The success of The Lord of the Rings: The Fellowship of the Ring was met with rival studios attempting to set up their own LOTR-style success. Curiously, LOTR‘s home studio, New Line Cinema, believed His Dark Materials would lead to a repeat of its earlier creative and financial gains. New Line bought the rights to the trilogy in 2002, leading to the 2007 film The Golden Compass, starring Daniel Craig, Nicole Kidman, Sam Elliot, Eva Green, and Dakota Blue Richards as Lyra. Chris Weitz, signing on as writer and director, chose to soften the novels’ criticisms about organized religion, leading to the displeasure of fans and Weitz’s decision to ultimately walk away from the project. Reflecting on his choice, he told Newsweek that he’d realized the fan ire, technical challenges of making a blockbuster picture, and the studio’s seemingly inevitable disappointment when the film was not a LOTR-sized success made the project something of a poison pill. He would soon return after his replacement, Leap Year‘s Anand Tucker, walked away citing the old “creative differences.”
The film takes certain liberties with the source – including changes to Lyra’s journey and the deletion of the book’s ending – which Pullman publicly supported at the time. Eventually, both he and Weitz admitted the changes were made to give the film a more upbeat ending and increase the chances of a second film. It also made the mistake of many, many fantasy films before it and since: an opening narration robbing the audience of its chance to discover Pullman’s world organically.

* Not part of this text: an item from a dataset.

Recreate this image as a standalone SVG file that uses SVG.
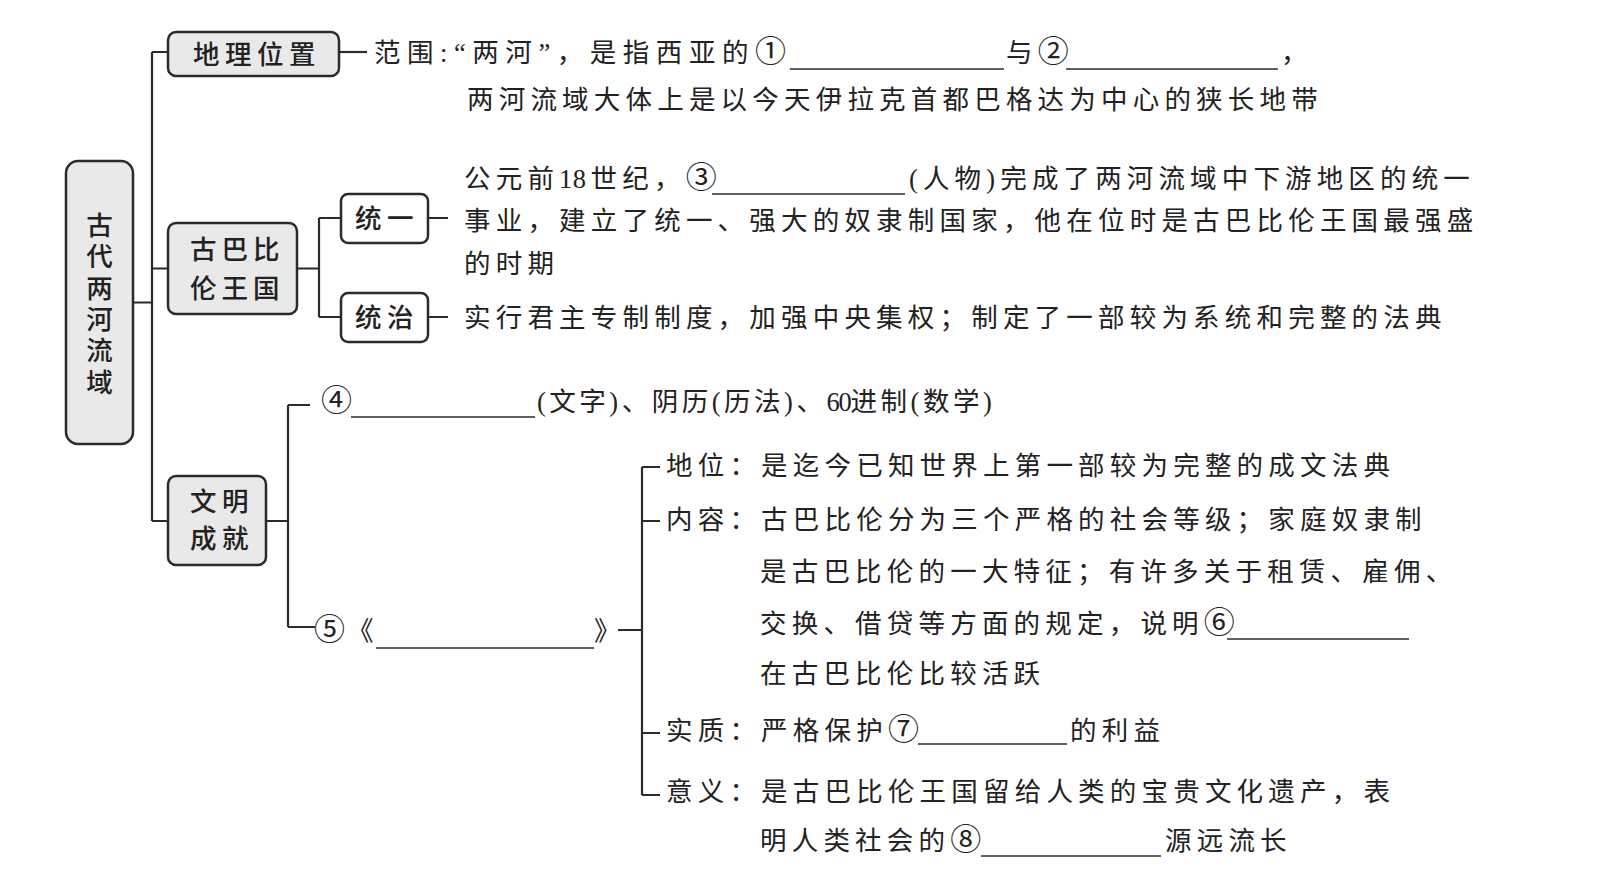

As a consequence, New Line’s hoped for film trilogy never emerged and many forgot the film ever happened.
As in the early part of the century with The Lord of the Rings, Game of Thrones opened an opportunity for fantasy to migrate from the page to the screen. And as the genre’s prestige rose thanks to GoT, Pullman came to view television as a better place for his material to reach an audience. In 2015, BBC One commissioned an eight-episode adaptation of the trilogy. Expected to arrive in 2017, little else happened besides writer Jack Thorne (National Treasure) telling the press that the program was still on its way.
It suddenly burst to life the following year with Logan’s Dafne Keen signing on to play Lyra, The Danish Girl‘s Tom Hooper agreeing to direct the first two episodes, and Lin-Manuel Miranda taking on a role later revealed to be aeronaut Lee Scoresby. Soon after, James McAvoy, Clarke Peters, and Ruth Wilson joined the ensemble. After these announcements, HBO signed on as a co-producer and BBC One ordered a second season before the first had even been filmed.
According to producer Jane Tranter — who is responsible for bringing Doctor Who back to TV and is now founder of Bad Wolf Production company — that decision was made to prevent Keen and the other child actors from aging out of the characters too quickly.
“There is a great thing in His Dark Materials of a girl going through puberty and we wanted to be able to pace that story out age-appropriately,” she explained to reporters at the Television Critics Association summer press tour in August. “And so, that’s why everyone — HBO and the BBC — went with us for 16 episodes.”
Wilson plays Mrs. Coulter while McAvoy plays Lord Asriel, two characters whose shared history will no doubt surprise viewers. Peters plays the Master of Jordan College, who also serves as Lyra’s guardian as the story begins. Other cast members include Ruta Gedmintas as Serafina Pekkala, the witch played by Eva Green in the film; Anne-Marie Duff as Ma Costa; Ariyon Bakare as Carlo Boreal; Will Keen as Father MacPhail; Georgina Campbell as Adele Starminster; Lucian Msamati as John Faa; Lewin Lloyd as Lyra’s best friend, Roger Parslow; Tyler Howitt as Billy Costa; Amir Wilson as key character Will Parry; and Andrew Scott as his father, Col. John Parry. Lending their voices to the various dæmons are Kit Connor as Pantalaimon; Helen McCrory as Stelmaria; David Suchet as Kaisa; Cristela Alonzo as Hester; and the show’s lead puppeteer, Brian Fisher, providing sounds for Mrs. Coutler’s otherwise mute — and unnamed — golden monkey dæmon. Joe Tandberg will voice Iorek Byrnison, the polar bear Lyra meets in the North.
(Photo by HBO)
HBO’s plot description closely resembles that of the early Northern Lights chapters. Lyra’s search for a missing friend leads her to learn about Dust and the alternate worlds. It also goes out of its way to mention Will Parry, who will seemingly debut earlier than he does in the novel series. Based on the most recent trailer, Lyra’s journey will closely mirror the one described in The Golden Compass. But with its emphasis on Asriel’s conflict with the Magisterium, the preview also suggests viewers will become privy to certain motivations and issues far earlier than readers, who spend the entire first novel alongside Lyra and learning about the world(s) with her.
Curiously, the controversies that dogged the film production have not returned with the series — or, at least, they have not resurfaced yet. Considering Pullman’s views on the church, it is only a matter of time before old quotes end up back in print and old opponents try to take the television series to task. If that proves to be the case, Tranter has a ready reply: “[The series] is not an attack on religion. It is an attack on a particular form of organization.” Which could always be true, but it is also easy to imagine HBO wants to court the controversies, which may lure viewers to watch this lavishly-produced rendition of the story. The new trailer even seems to poke at the beehive with its mentions of the Magisterium as a regressive organization.
The long-awaited series will debut Monday, Nov. 4 at 9 p.m. on HBO.